Cultivated crenarchaea are common in hydrothermal environments, especially acidic hot springs, solfataras, and marine hydrothermal vents. Uncultivated crenarchaea are apparently very common in some non-thermophilic environments, including ocean water, soil, and cave rock surfaces. One uncultivated specie, Cenaerchaeum symbiosum, is a symbiont of a marine sponge, but no other crenarchaeal symbionts or parasites of plants or animals are known.

"The Pit", and acidic hot spring in Yellowstone National Park, an environment rich in Crenarchaea : James W. Brown

Example species

Thermoproteus tenax

Thermoproteus tenax : The Prokaryotes, pp679 Robert Huber

Thermoproteus tenax, like other Thermoproteales, are strict anaerobes that grow best (at least in cultivation) by sulfur respiration. It is an extreme thermophile, and so anaerobiosis is not surprizing; the solubility of oxygen in water at temperatures above 85°C is extremely low. Although it grows best in culture by sulfur respiration, the more usual growth conditions for these organisms in the wild is probably autotrophic sulfur reduction. So, T. tenax can either respire heterotrophically or reduce sulfur autotrophically for a living, and the switch between growth modes is a distinct developmental process.

T. tenax is a long rod-shaped organism that reproduces by branch formation; the branch bud forms near the end of a cell and grows into a new individual cell. It is a common solfatara inhabitant, with an optimal growth temperature of 85°C. T. tenax is motile, but this is not usually seen microscopically; after all, the room temperature of a microscope slide is 65°C below the optimal growth temperature of the organism!

Pyrodictium occultum

Pyrodictium occultum : The Prokaryotes, pp682 Robert Huber

Pyrodictium is a marine organism common in deep sea hydrothermal vents. It is a flat irregular coccus (think of the body of a prickly-pear cactus) with a network of tubular fibriles that connect cells together.
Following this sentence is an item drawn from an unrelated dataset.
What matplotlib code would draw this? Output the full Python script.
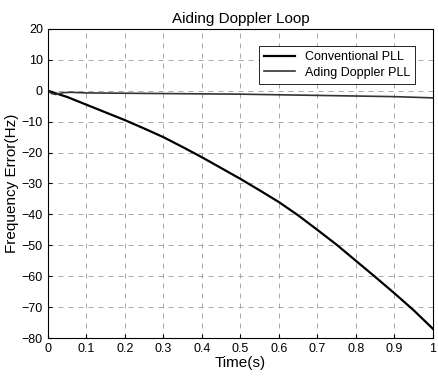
import matplotlib
matplotlib.use('Agg')
import matplotlib.pyplot as plt
import numpy as np

plt.rcParams['font.family'] = ['Liberation Sans', 'DejaVu Sans']

# conventional PLL frequency error (Hz)
t_conv = [0.0, 0.02, 0.05, 0.1, 0.15, 0.2, 0.25, 0.3, 0.35, 0.4, 0.45, 0.5,
          0.55, 0.6, 0.65, 0.7, 0.75, 0.8, 0.85, 0.9, 0.95, 1.0]
f_conv = [0.0, -0.8, -2.0, -4.5, -7.0, -9.5, -12.2, -15.0, -18.2, -21.5, -25.0, -28.5,
          -32.2, -36.0, -40.3, -45.0, -49.8, -55.0, -60.2, -65.5, -71.0, -77.0]

# aided doppler PLL frequency error (Hz)
t_aid = [0.0, 0.01, 0.02, 0.04, 0.06, 0.1, 0.2, 0.3, 0.4, 0.5, 0.6, 0.7, 0.8, 0.9, 1.0]
f_aid = [0.0, -0.9, -1.2, -0.6, -0.5, -0.7, -0.8, -0.9, -1.0, -1.1, -1.3, -1.5, -1.7, -1.9, -2.3]

fig = plt.figure(figsize=(4.39, 3.76), dpi=100)
ax = fig.add_axes([0.109, 0.101, 0.877, 0.822])

ax.plot(t_conv, f_conv, color='black', lw=1.6, label='Conventional PLL')
ax.plot(t_aid, f_aid, color='#333333', lw=1.2, label='Ading Doppler PLL')

ax.set_xlim(0, 1)
ax.set_ylim(-80, 20)
ax.set_xticks(np.arange(0, 1.01, 0.1))
ax.set_xticklabels(['0', '0.1', '0.2', '0.3', '0.4', '0.5', '0.6', '0.7', '0.8', '0.9', '1'])
ax.set_yticks(np.arange(-80, 21, 10))
ax.tick_params(labelsize=9, direction='in', length=3)
ax.grid(True, linestyle=(0, (6, 6)), color='#999999', lw=0.6)

ax.set_title('Aiding Doppler Loop', fontsize=11, pad=4)
ax.set_xlabel('Time(s)', fontsize=11, labelpad=1)
ax.set_ylabel('Frequency Error(Hz)', fontsize=11, labelpad=2)

leg = ax.legend(loc='upper right', bbox_to_anchor=(0.97, 0.965), fontsize=9,
                fancybox=False, edgecolor='black', framealpha=1,
                handlelength=2.5, borderpad=0.4, labelspacing=0.3)
leg.get_frame().set_linewidth(0.6)

fig.savefig('out.png', dpi=100)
The optimal growth temperature is 105°C, and cultures grow well at temperatures up to 115°C, making it one of the most thermophilic species known. They are also one the most primitive organisms known; this is a general rule, that thermophiles, and especially extreme thermophiles, are primitive, at least in terms of their ssu-rRNA sequences. P. occultum can grow either by sulfur respiration or sulfur reduction.

Sulfolobus solfataricus

Sulfolobus solfataricus : Agta Gambacorta & Barbara Nicolaus, Naploi, IT :

S. solfataricus is a lobed coccus; the lobes seem to be budding scars from reproduction, and often these buds can be almost like appendages that hold the cell to the sulfur granules they're growing on. S. solfataricus and its relatives are common, even predominant organisms of solfataras and boiling mud pots.

S. solfataricus is an obligate aerobe or microaerophile, capable of autotrophic sulfur oxidation, chemolithoheterotrophy (using sulfur oxidation for energy but requiring organic carbon for growth), or heterotrophy by oxidative respiration. S. solfataricus is an obligate thermoacidophile, requiring a pH of ca. 4.5 and temperature of 87°C for optimal growth. Like most acidophiles, they are sensitive to fatty acid toxicity; fatty acids are protonated and so uncharged at these environmental pH’s, diffuse readily through the cytoplasmic membrane, then ionize at the more moderate cytoplasmic pH. This results in an uncoupling of the proton gradient and acidification of the cytoplasm.